At least 25 Palestinians have already died in protests in Gaza, the Associated Press reported, making it one of the deadliest days in the Israeli-Palestinian conflict in years. But that hasn’t stopped the celebration from both Israeli and Trump administration officials, who feted the move at an event Sunday.

“President Trump is making history,” Israeli Prime Minister Benjamin Netanyahu said on Sunday during a celebratory event, according to the Washington Post. “Our people will be eternally grateful for his decision to recognize Jerusalem as Israel’s capital.”

Trump himself is not attending the opening Monday. Instead, he sent a delegation to represent him, which includes Jewish members of the White House such as Treasury Secretary Steven Mnuchin, first daughter Ivanka Trump and her husband Jared Kushner. Ivanka Trump posted photos early Monday morning of the delegation with Netanyahu.

“Thank you Prime Minister @netanyahu & Mrs. Netanyahu for the warm welcome to Israel. I am honored to join you & the US Delegation in commemorating the dedication of our new @usembassyjlm & celebrating the friendship between our two countries.”

Aside from the violent protests and opposition to the move by the United Nations, there’s another controversy surrounding the embassy opening. Two controversial pastors are speaking at the event opening: John Hagee and Robert Jeffress.

Jeffress — who also preached to Trump before his inauguration — has said that Islam is an “evil religion” that “promotes pedophilia,” that Mormonism comes “from the pit of hell,” that the Catholic Church represents “the genius of Satan” and that gay people are “filthy” and “prone to disease.”

Hagee suggested in a sermon from the 1990s that Adolf Hitler — who killed 6 million Jews — was sent by God to bring the Jewish people to Israel.

“God says in Jeremiah 16: ‘Behold, I will bring them the Jewish people again unto their land that I gave to their fathers. ... Behold, I will send for many fishers, and after will I send for many hunters,’” Hagee said, according to a transcript of the sermon published by CNN. ”‘And they the hunters shall hunt them.’ That would be the Jews. ... Then God sent a hunter. A hunter is someone who comes with a gun and he forces you. Hitler was a hunter.”

Mitt Romney, the former 2012 GOP presidential nominee who is now running for Senate in Utah, condemned Jeffress’ inclusion in the embassy opening.

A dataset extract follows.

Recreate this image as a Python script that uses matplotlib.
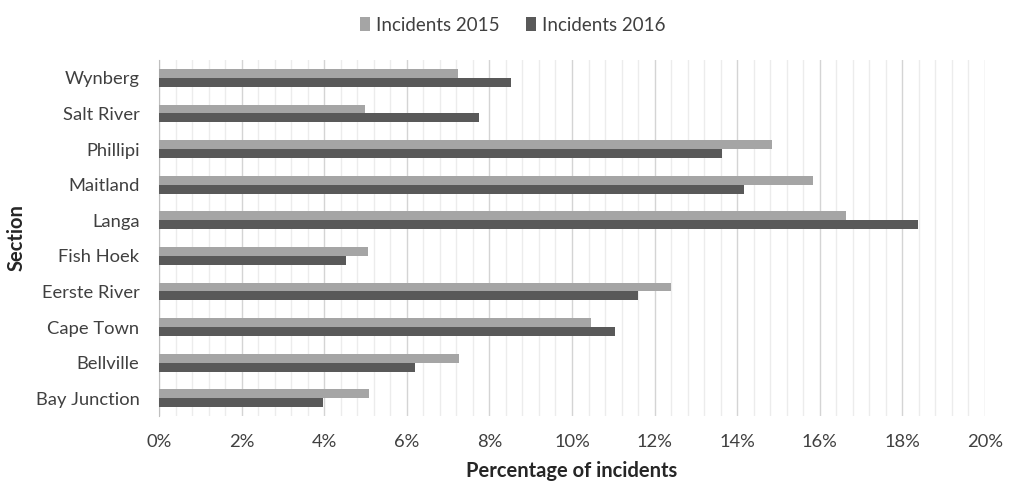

“Robert Jeffress says ‘You can’t be saved by being a Jew,’ and ‘Mormonism is a heresy from the pit of hell.’ He’s said the same about Islam. Such a religious bigot should not be giving the prayer that opens the United States Embassy in Jerusalem,” Romney tweeted.

And the rest…

Virginia state House control: An error by election officials in Virginia likely cost Democrats control of Virginia’s House of Delegates, according to an investigation by the Washington Post.

Pillow talk: Trump and Fox News’ Sean Hannity talk before bedtime on most nights of the week, New York magazine reported. Hannity is one of Trump’s fiercest defenders and uses his Fox News show to both explain away Trump scandals and try to get Trump on message.

Betsy DeVos: The education secretary has, for all intents and purposes, disbanded a special unit within the Department of Education set up to investigate fraud and abuse by for-profit universities, the New York Times reported. Many of DeVos’ top staffers worked at for-profit universities before joining the Trump administration, according to the New York Times’ report.

Trump and China: Trump raised eyebrows over the weekend when he said he wants to get Chinese electronics company ZTE “back into business, fast.” The U.S. fined ZTE $1.2 billion for violating sanctions placed on Iran and North Korea, according to CNN.